While Exoprise can’t be sure of what came first, the 503 blocking of URL access or the re-routing of access to these services, we suspect that the changes may have caused larger scale outages related to DNS which was ultimately assigned to Level 3 Communications problems. See this tweet from Azure Support at 4pm EST:
??Starting at 21:00 UTC on 29 Jan 2019, customers may experience issues accessing Microsoft Cloud resources. Engineers are pursuing multiple workstreams to isolate the root cause and mitigate impact. The next update will be provided in 60 minutes or as events warrant.
— Azure Support (@AzureSupport) January 29, 2019
Exoprise Customers started to see significant error rates across a wide array of sensors including SharePoint, OWA, OneDrive, Skype, Teams and Exchange Online. Every customer that had US-based federated integration with Azure Active Directory started to have DNS resolution problems. Our customers saw this in advance of Microsoft reporting any issues and, generally, in advance of end-users reporting problems. End-users that weren’t signed out had less problems. Most CloudReady sensors perform a full login each time which tests the Single Sign-in infrastructure each time. Here’s an example of the errors that SharePoint were generating:
Microsoft “Switches” to An Alternative DNS Provider
About 30 minutes after the DNS outage started, customers started to see some of the DNS lookups start to resolve. Microsoft confirmed that they had changed to an alternative DNS provider for resolving critical AAD naming.
??Engineers have taken steps to fail over to an alternative DNS provider, which has partially mitigated impact. Engineers continue to pursue additional mitigation paths to ensure full recovery.

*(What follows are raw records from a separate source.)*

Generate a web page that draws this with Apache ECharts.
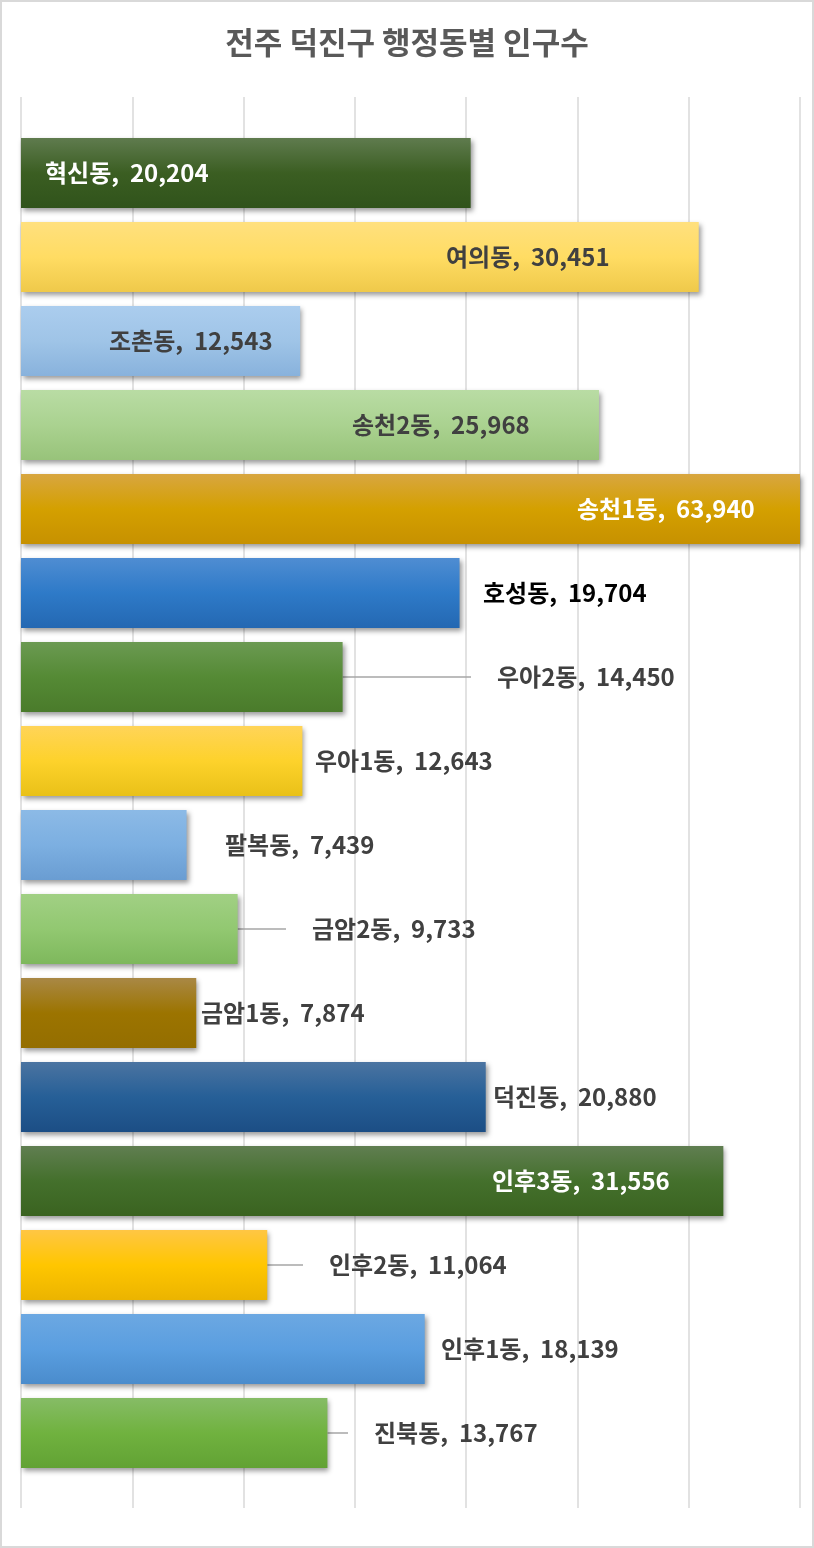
<!DOCTYPE html>
<html>
<head>
<meta charset="utf-8">
<script src="https://cdn.jsdelivr.net/npm/echarts@6/dist/echarts.min.js"></script>
<style>
  html, body { margin: 0; padding: 0; background: #fff; }
  #wrap { position: relative; width: 814px; height: 1548px; }
  #chart { width: 814px; height: 1548px; }
  #frame { position: absolute; left: 0; top: 0; width: 814px; height: 1548px;
           box-sizing: border-box; border: 2px solid #d9d9d9; pointer-events: none; }
</style>
</head>
<body>
<div id="wrap">
  <div id="chart"></div>
  <div id="frame"></div>
</div>
<script>
// 전주 덕진구 행정동별 인구수
var TITLE = '전주 덕진구 행정동별 인구수';
var CATEGORIES = ['혁신동', '여의동', '조촌동', '송천2동', '송천1동', '호성동', '우아2동', '우아1동',
  '팔복동', '금암2동', '금암1동', '덕진동', '인후3동', '인후2동', '인후1동', '진북동'];
var POPULATION = [20204, 30451, 12543, 25968, 63940, 19704, 14450, 12643,
  7439, 9733, 7874, 20880, 31556, 11064, 18139, 13767];
var AXIS_MIN = 0, AXIS_MAX = 35000, AXIS_STEP = 5000;

// styles (top, middle, bottom of each bar's gradient)
var BAR_COLORS = [
  ['#5f7b4e', '#3b5e22', '#30531b'],
  ['#ffe07e', '#ffdc63', '#efc94a'],
  ['#abcdee', '#9fc4e7', '#88b2dc'],
  ['#b9dca4', '#aad290', '#98c37a'],
  ['#d8a640', '#d4a000', '#c79100'],
  ['#4f8dd2', '#2e7ac8', '#2468b2'],
  ['#6b9a52', '#558a35', '#4a7b2b'],
  ['#ffd458', '#fdd22b', '#e9c118'],
  ['#8cbae6', '#7cafe1', '#6a9dd2'],
  ['#a1d084', '#92c871', '#7eb85c'],
  ['#a98845', '#9c7400', '#946e00'],
  ['#4b74a1', '#265f97', '#1c4e85'],
  ['#607e51', '#44702c', '#3a6320'],
  ['#ffc644', '#ffc600', '#ebb400'],
  ['#6ca8e2', '#5a9ee0', '#4a8ccc'],
  ['#86bc66', '#70b23f', '#62a234']
];
var LABEL_COLORS = ['#ffffff', '#404040', '#404040', '#404040', '#ffffff', '#000000', '#404040', '#404040',
  '#404040', '#404040', '#404040', '#404040', '#ffffff', '#404040', '#404040', '#404040'];
var LABEL_LEFT = [45, 446, 109, 352, 577, 483, 497, 315, 225, 312, 201, 493, 492, 329, 441, 374];
var LEADER = [false, false, false, false, false, false, true, false,
  false, true, false, false, false, true, false, true];
var LABEL_PAD = 26;

var chart = echarts.init(document.getElementById('chart'), null, { renderer: 'canvas' });

var seriesData = POPULATION.map(function (v, i) {
  var c = BAR_COLORS[i];
  return {
    value: v,
    itemStyle: {
      color: new echarts.graphic.LinearGradient(0, 0, 0, 1, [
        { offset: 0, color: c[0] },
        { offset: 0.5, color: c[1] },
        { offset: 1, color: c[2] }
      ])
    },
    label: { color: LABEL_COLORS[i] },
    labelLine: { show: LEADER[i] }
  };
});

var option = {
  animation: false,
  backgroundColor: '#ffffff',
  title: {
    text: TITLE,
    left: 'center',
    top: 27,
    padding: 0,
    textStyle: {
      fontFamily: 'Noto Sans CJK KR',
      fontSize: 31,
      fontWeight: 'bold',
      color: '#595959'
    }
  },
  grid: [
    { left: 21, right: 14, top: 97, bottom: 40 },
    { left: 21, right: 14, top: 131, bottom: 73 }
  ],
  xAxis: [
    {
      gridIndex: 0, type: 'value', min: AXIS_MIN, max: AXIS_MAX, interval: AXIS_STEP,
      axisLine: { show: false }, axisTick: { show: false }, axisLabel: { show: false },
      splitLine: { show: true, lineStyle: { color: '#d9d9d9', width: 1.5 } }
    },
    {
      gridIndex: 1, type: 'value', min: AXIS_MIN, max: AXIS_MAX, interval: AXIS_STEP,
      axisLine: { show: false }, axisTick: { show: false }, axisLabel: { show: false },
      splitLine: { show: false }
    }
  ],
  yAxis: [
    {
      gridIndex: 0, type: 'category', data: CATEGORIES, inverse: true,
      axisLine: { show: false }, axisTick: { show: false }, axisLabel: { show: false },
      splitLine: { show: false }
    },
    {
      gridIndex: 1, type: 'category', data: CATEGORIES, inverse: true,
      axisLine: { show: false }, axisTick: { show: false }, axisLabel: { show: false },
      splitLine: { show: false }
    }
  ],
  series: [{
    type: 'bar',
    xAxisIndex: 1,
    yAxisIndex: 1,
    barWidth: 70,
    clip: true,
    data: seriesData,
    itemStyle: {
      shadowColor: 'rgba(0,0,0,0.4)',
      shadowBlur: 5,
      shadowOffsetX: 2,
      shadowOffsetY: 3
    },
    label: {
      show: true,
      position: 'insideLeft',
      fontFamily: 'Noto Sans CJK KR',
      fontSize: 24,
      fontWeight: 'bold',
      padding: [0, 0, 0, LABEL_PAD],
      backgroundColor: 'rgba(255,255,255,0)',
      formatter: function (p) {
        return p.name + ',  ' + p.value.toLocaleString('en-US');
      }
    },
    labelLine: {
      show: false,
      lineStyle: { color: '#a6a6a6', width: 1.5 }
    },
    labelLayout: function (p) {
      return {
        x: p.rect.x + LABEL_LEFT[p.dataIndex] - 21 - LABEL_PAD,
        y: p.rect.y + p.rect.height / 2,
        align: 'left',
        verticalAlign: 'middle'
      };
    }
  }]
};

chart.setOption(option);
</script>
</body>
</html>
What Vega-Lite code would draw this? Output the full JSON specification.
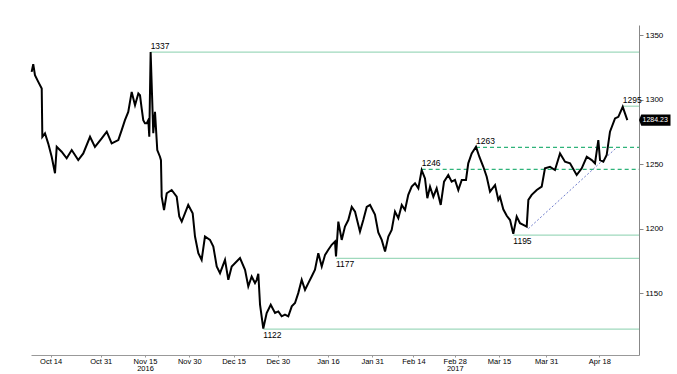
{
  "$schema": "https://vega.github.io/schema/vega-lite/v6.json",
  "width": 608,
  "height": 330,
  "autosize": "none",
  "padding": {"left": 31, "top": 25, "right": 38, "bottom": 19},
  "background": "white",
  "config": {
    "view": {"stroke": null},
    "font": "Liberation Sans",
    "axis": {"labelFont": "Liberation Sans", "labelFontSize": 8, "labelColor": "#000000", "grid": false, "title": null}
  },
  "datasets": {
    "price": [
      {"t":"2016-09-30T11:00","p":1321.6},{"t":"2016-10-01T00:00","p":1327.6},{"t":"2016-10-01T14:00","p":1319},{"t":"2016-10-02T17:00","p":1313.9},
      {"t":"2016-10-03T21:00","p":1308.7},{"t":"2016-10-04T02:00","p":1271.3},{"t":"2016-10-04T23:30","p":1274},{"t":"2016-10-06T02:00","p":1266},
      {"t":"2016-10-07T06:00","p":1255.8},{"t":"2016-10-08T09:00","p":1243},{"t":"2016-10-08T23:00","p":1263.5},{"t":"2016-10-10T15:00","p":1259.7},
      {"t":"2016-10-12T08:00","p":1254.6},{"t":"2016-10-14T01:00","p":1261},{"t":"2016-10-16T06:00","p":1253.2},{"t":"2016-10-17T23:00","p":1258.4},
      {"t":"2016-10-20T06:00","p":1271.3},{"t":"2016-10-21T22:00","p":1263.5},{"t":"2016-10-24T05:00","p":1270},{"t":"2016-10-25T22:00","p":1275.2},
      {"t":"2016-10-27T14:00","p":1266.2},{"t":"2016-10-29T20:00","p":1268.7},{"t":"2016-10-30T23:30","p":1276.5},{"t":"2016-11-01T02:00","p":1284.2},
      {"t":"2016-11-02T05:00","p":1290.6},{"t":"2016-11-03T09:00","p":1306.1},{"t":"2016-11-04T12:00","p":1295.8},{"t":"2016-11-05T15:00","p":1304.9},
      {"t":"2016-11-06T04:30","p":1303.5},{"t":"2016-11-06T18:00","p":1293.3},{"t":"2016-11-07T07:00","p":1284.2},{"t":"2016-11-07T21:00","p":1281.7},
      {"t":"2016-11-08T11:00","p":1281.7},{"t":"2016-11-09T00:00","p":1284.2},{"t":"2016-11-09T08:00","p":1271.3},{"t":"2016-11-09T19:00","p":1337},
      {"t":"2016-11-10T06:00","p":1305},{"t":"2016-11-10T16:30","p":1274},{"t":"2016-11-11T06:30","p":1290.6},{"t":"2016-11-12T01:00","p":1261},
      {"t":"2016-11-12T23:00","p":1255.8},{"t":"2016-11-13T07:00","p":1253.2},{"t":"2016-11-13T13:00","p":1224.8},{"t":"2016-11-14T08:00","p":1214.5},
      {"t":"2016-11-15T06:00","p":1227.5},{"t":"2016-11-16T22:00","p":1230},{"t":"2016-11-18T15:00","p":1224.8},{"t":"2016-11-19T12:00","p":1209.4},
      {"t":"2016-11-20T08:00","p":1205.5},{"t":"2016-11-22T13:00","p":1218.4},{"t":"2016-11-24T01:00","p":1212},{"t":"2016-11-24T20:00","p":1193.9},
      {"t":"2016-11-25T23:00","p":1181},{"t":"2016-11-27T02:00","p":1175.8},{"t":"2016-11-28T05:00","p":1193.9},{"t":"2016-11-29T22:00","p":1191.3},
      {"t":"2016-12-01T01:00","p":1186.2},{"t":"2016-12-02T04:30","p":1170.7},{"t":"2016-12-03T07:30","p":1165.5},{"t":"2016-12-05T00:00","p":1175.8},
      {"t":"2016-12-06T03:00","p":1160.3},{"t":"2016-12-07T06:30","p":1170.7},{"t":"2016-12-10T02:00","p":1177.2},{"t":"2016-12-11T19:00","p":1168.1},
      {"t":"2016-12-12T21:30","p":1155.2},{"t":"2016-12-14T01:00","p":1162.9},{"t":"2016-12-15T04:00","p":1157.8},{"t":"2016-12-15T18:00","p":1160.3},
      {"t":"2016-12-16T07:00","p":1165},{"t":"2016-12-16T21:00","p":1141},{"t":"2016-12-17T23:30","p":1122.5},{"t":"2016-12-19T03:00","p":1134.6},
      {"t":"2016-12-20T12:00","p":1141},{"t":"2016-12-21T23:00","p":1134.6},{"t":"2016-12-23T02:00","p":1135.8},{"t":"2016-12-24T05:00","p":1132},
      {"t":"2016-12-25T08:00","p":1133.3},{"t":"2016-12-26T11:00","p":1132},{"t":"2016-12-27T15:00","p":1139.7},{"t":"2016-12-28T17:30","p":1142.3},
      {"t":"2016-12-29T20:00","p":1150},{"t":"2016-12-31T00:00","p":1160.3},{"t":"2017-01-01T03:00","p":1152.6},{"t":"2017-01-02T06:00","p":1157.8},
      {"t":"2017-01-03T09:00","p":1162.9},{"t":"2017-01-04T12:00","p":1168.1},{"t":"2017-01-05T15:00","p":1181},{"t":"2017-01-06T19:00","p":1170.7},
      {"t":"2017-01-07T22:00","p":1179.7},{"t":"2017-01-09T00:30","p":1183.6},{"t":"2017-01-10T04:00","p":1187.5},{"t":"2017-01-11T07:00","p":1190},
      {"t":"2017-01-11T15:00","p":1178.4},{"t":"2017-01-12T10:00","p":1205.5},{"t":"2017-01-13T13:30","p":1191.3},{"t":"2017-01-14T16:00","p":1201.6},
      {"t":"2017-01-15T19:00","p":1206.7},{"t":"2017-01-16T23:00","p":1216.9},{"t":"2017-01-18T02:00","p":1213.2},{"t":"2017-01-19T18:00","p":1197.7},
      {"t":"2017-01-20T21:00","p":1206.7},{"t":"2017-01-22T01:00","p":1216.9},{"t":"2017-01-23T04:00","p":1218.4},{"t":"2017-01-24T20:00","p":1211},
      {"t":"2017-01-25T23:00","p":1197},{"t":"2017-01-27T03:00","p":1191.3},{"t":"2017-01-28T06:00","p":1182.3},{"t":"2017-01-29T09:00","p":1193.9},
      {"t":"2017-01-30T12:00","p":1199},{"t":"2017-01-31T15:00","p":1213.2},{"t":"2017-02-01T18:00","p":1208.1},{"t":"2017-02-02T22:00","p":1218.4},
      {"t":"2017-02-04T00:30","p":1214.5},{"t":"2017-02-05T03:00","p":1226.2},{"t":"2017-02-06T07:00","p":1232.6},{"t":"2017-02-07T10:00","p":1235.2},
      {"t":"2017-02-08T13:00","p":1231.3},{"t":"2017-02-09T16:00","p":1245.5},{"t":"2017-02-10T19:00","p":1239},{"t":"2017-02-11T14:00","p":1223.6},
      {"t":"2017-02-12T12:00","p":1232.6},{"t":"2017-02-13T15:00","p":1224.8},{"t":"2017-02-14T18:00","p":1231.3},{"t":"2017-02-16T03:00","p":1218.4},
      {"t":"2017-02-17T06:00","p":1236.5},{"t":"2017-02-18T16:30","p":1241.6},{"t":"2017-02-19T20:00","p":1236.5},{"t":"2017-02-20T23:00","p":1237.8},
      {"t":"2017-02-22T02:00","p":1230},{"t":"2017-02-23T06:00","p":1237.8},{"t":"2017-02-24T16:30","p":1237.8},{"t":"2017-02-25T11:00","p":1250.7},
      {"t":"2017-02-26T15:00","p":1258.4},{"t":"2017-02-28T02:00","p":1263.5},{"t":"2017-03-01T05:00","p":1255.8},{"t":"2017-03-02T13:30","p":1248},
      {"t":"2017-03-03T17:00","p":1240.3},{"t":"2017-03-04T20:00","p":1228.7},{"t":"2017-03-06T13:00","p":1233.9},{"t":"2017-03-07T15:30","p":1222.3},
      {"t":"2017-03-08T05:00","p":1224.8},{"t":"2017-03-09T08:00","p":1215},{"t":"2017-03-10T12:00","p":1210},{"t":"2017-03-11T15:00","p":1206.7},
      {"t":"2017-03-12T17:30","p":1196},{"t":"2017-03-13T21:00","p":1209.4},{"t":"2017-03-15T00:00","p":1204.2},{"t":"2017-03-16T03:00","p":1203},
      {"t":"2017-03-17T06:30","p":1201.6},{"t":"2017-03-17T20:00","p":1222.3},{"t":"2017-03-18T23:00","p":1226.2},{"t":"2017-03-20T16:00","p":1230},
      {"t":"2017-03-22T08:30","p":1232.6},{"t":"2017-03-23T11:00","p":1246.8},{"t":"2017-03-25T04:00","p":1248},{"t":"2017-03-26T20:30","p":1245.5},
      {"t":"2017-03-28T13:30","p":1258.4},{"t":"2017-03-30T06:00","p":1251.9},{"t":"2017-03-31T23:00","p":1250.7},{"t":"2017-04-03T05:00","p":1241.6},
      {"t":"2017-04-04T22:00","p":1246.8},{"t":"2017-04-06T15:00","p":1255.8},{"t":"2017-04-08T07:30","p":1253.2},{"t":"2017-04-09T10:00","p":1250.7},
      {"t":"2017-04-10T13:00","p":1268.7},{"t":"2017-04-11T03:00","p":1253.2},{"t":"2017-04-12T06:00","p":1251.9},{"t":"2017-04-13T09:00","p":1257.1},
      {"t":"2017-04-14T12:00","p":1275.2},{"t":"2017-04-16T05:00","p":1285.5},{"t":"2017-04-17T08:00","p":1286.8},{"t":"2017-04-18T19:30","p":1294.5},
      {"t":"2017-04-19T14:00","p":1289.4},{"t":"2017-04-20T09:00","p":1284.23}
    ],
    "levels": [
      {"start":"2016-11-09T19:00","level":1337,"label":"1337","kind":"solid","pos":"above"},
      {"start":"2017-04-18T19:30","level":1295,"label":"1295","kind":"solid","pos":"above"},
      {"start":"2017-02-28T02:00","level":1263,"label":"1263","kind":"dashed","pos":"above"},
      {"start":"2017-02-09T16:00","level":1246,"label":"1246","kind":"dashed","pos":"above"},
      {"start":"2017-03-12T17:30","level":1195,"label":"1195","kind":"solid","pos":"below"},
      {"start":"2017-01-11T15:00","level":1177,"label":"1177","kind":"solid","pos":"below"},
      {"start":"2016-12-17T23:30","level":1122,"label":"1122","kind":"solid","pos":"below"}
    ],
    "trend": [
      {"t":"2017-03-17T20:00","p":1200},
      {"t":"2017-04-16T19:00","p":1263}
    ],
    "last": [{"p":1284.23,"label":"1284.23"}]
  },
  "encoding": {
    "x": {
      "field": "t", "type": "temporal",
      "scale": {"domain": ["2016-09-30T05:45", "2017-04-24T08:00"]},
      "axis": {
        "orient": "bottom",
        "values": [
          {"year":2016,"month":10,"date":14},{"year":2016,"month":10,"date":31},{"year":2016,"month":11,"date":15},
          {"year":2016,"month":11,"date":30},{"year":2016,"month":12,"date":15},{"year":2016,"month":12,"date":30},
          {"year":2017,"month":1,"date":16},{"year":2017,"month":1,"date":31},{"year":2017,"month":2,"date":14},
          {"year":2017,"month":2,"date":28},{"year":2017,"month":3,"date":15},{"year":2017,"month":3,"date":31},
          {"year":2017,"month":4,"date":18}
        ],
        "format": "%b %d",
        "labelExpr": "(month(datum.value)==10 && date(datum.value)==15) ? [datum.label, '2016'] : ((month(datum.value)==1 && date(datum.value)==28) ? [datum.label, '2017'] : datum.label)",
        "domainColor": "#999999",
        "tickColor": "#999999",
        "tickSize": 2,
        "tickOffset": -21,
        "labelPadding": 0,
        "labelFontSize": 7.5,
        "labelFlush": false,
        "labelOverlap": false,
        "labelLineHeight": 7.5
      }
    },
    "y": {
      "field": "p", "type": "quantitative",
      "scale": {"domain": [1102, 1358], "nice": false, "zero": false},
      "axis": {
        "orient": "right",
        "values": [1150, 1200, 1250, 1300, 1350],
        "format": "d",
        "labelOverlap": false,
        "labelFlush": false,
        "domainColor": "#888888",
        "tickColor": "#888888",
        "tickSize": 4,
        "labelPadding": 2,
        "labelFontSize": 8
      }
    }
  },
  "layer": [
    {
      "data": {"name": "levels"},
      "transform": [{"filter": "datum.kind == 'solid'"}],
      "mark": {"type": "rule", "stroke": "#9fd9bd", "strokeWidth": 1.2},
      "encoding": {
        "x": {"field": "start", "type": "temporal"},
        "x2": {"value": "width"},
        "y": {"field": "level", "type": "quantitative"}
      }
    },
    {
      "data": {"name": "levels"},
      "transform": [{"filter": "datum.kind == 'dashed'"}],
      "mark": {"type": "rule", "stroke": "#2fb37a", "strokeWidth": 1.2, "strokeDash": [4, 3]},
      "encoding": {
        "x": {"field": "start", "type": "temporal"},
        "x2": {"value": "width"},
        "y": {"field": "level", "type": "quantitative"}
      }
    },
    {
      "data": {"name": "trend"},
      "mark": {"type": "line", "color": "#6f7dcc", "strokeWidth": 1, "strokeDash": [2, 2]},
      "encoding": {}
    },
    {
      "data": {"name": "price"},
      "mark": {"type": "line", "color": "#000000", "strokeWidth": 2, "strokeJoin": "miter"},
      "encoding": {}
    },
    {
      "data": {"name": "levels"},
      "transform": [{"filter": "datum.pos == 'above'"}],
      "mark": {"type": "text", "align": "left", "baseline": "bottom", "dy": -1, "fontSize": 8.5, "color": "#000000"},
      "encoding": {
        "x": {"field": "start", "type": "temporal"},
        "y": {"field": "level", "type": "quantitative"},
        "text": {"field": "label"}
      }
    },
    {
      "data": {"name": "levels"},
      "transform": [{"filter": "datum.pos == 'below'"}],
      "mark": {"type": "text", "align": "left", "baseline": "top", "dy": 2, "fontSize": 8.5, "color": "#000000"},
      "encoding": {
        "x": {"field": "start", "type": "temporal"},
        "y": {"field": "level", "type": "quantitative"},
        "text": {"field": "label"}
      }
    },
    {
      "data": {"name": "last"},
      "mark": {"type": "point", "shape": "M0,0 L0.15,-0.37 L2.1,-0.37 L2.1,0.37 L0.15,0.37 Z", "size": 900, "filled": true, "color": "#000000", "opacity": 1, "clip": false},
      "encoding": {
        "x": {"value": "width"}
      }
    },
    {
      "data": {"name": "last"},
      "mark": {"type": "text", "align": "left", "baseline": "middle", "dx": 3.5, "fontSize": 7, "color": "#ffffff", "clip": false},
      "encoding": {
        "x": {"value": "width"},
        "text": {"field": "label"}
      }
    }
  ]
}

Up-to-date information can be found on the SHD: https://t.co/Dw19fIGsXf
— Azure Support (@AzureSupport) January 29, 2019
In various tweets, before or after, Microsoft indicated that the source of the problem was with Level 3 communications, a large US-based ISP that provides connectivity and various other services to Microsoft data centers:
“Engineers have identified an issue with Level 3 as an internal network provider. Steps have been taken to fail over to an alternative DNS provider.”
30 Minute DNS Outage Contained but Lots of Surrounding Mystery
By 22:00 UTC on January 29th, federated login and access to Windows services seem to recover. Its still not clear what came first with this outage. Was it a subtle DNS problem that started during the weekend affecting Skype calls, then Exchange Safe URL / ATP SafeLink system? Were the attempts to fix these infrastructure issues, by re-routing traffic via alternative DNS which caused the more onerous authentication outage? Time may tell with more investigative reports and we will update this article as we learn more.
Update February 5th, 2019: It looks like early indications of problems via Skype / Microsoft Teams usage and infrastructure were, indeed, part of the same escalating outage. Microsoft recently published an update to incident: LY172785 which confirms.
Preliminary root cause: A recent update to components that facilitate communication between some back-end services leveraged by Skype for Business and Microsoft Teams adversely affected how our service handles calling and conferencing traffic during peak hours. This update took effect within our environment concurrently with an outage experienced by our Content Delivery Network (CDN) partner, delaying our response to the regression introduced by the update described above.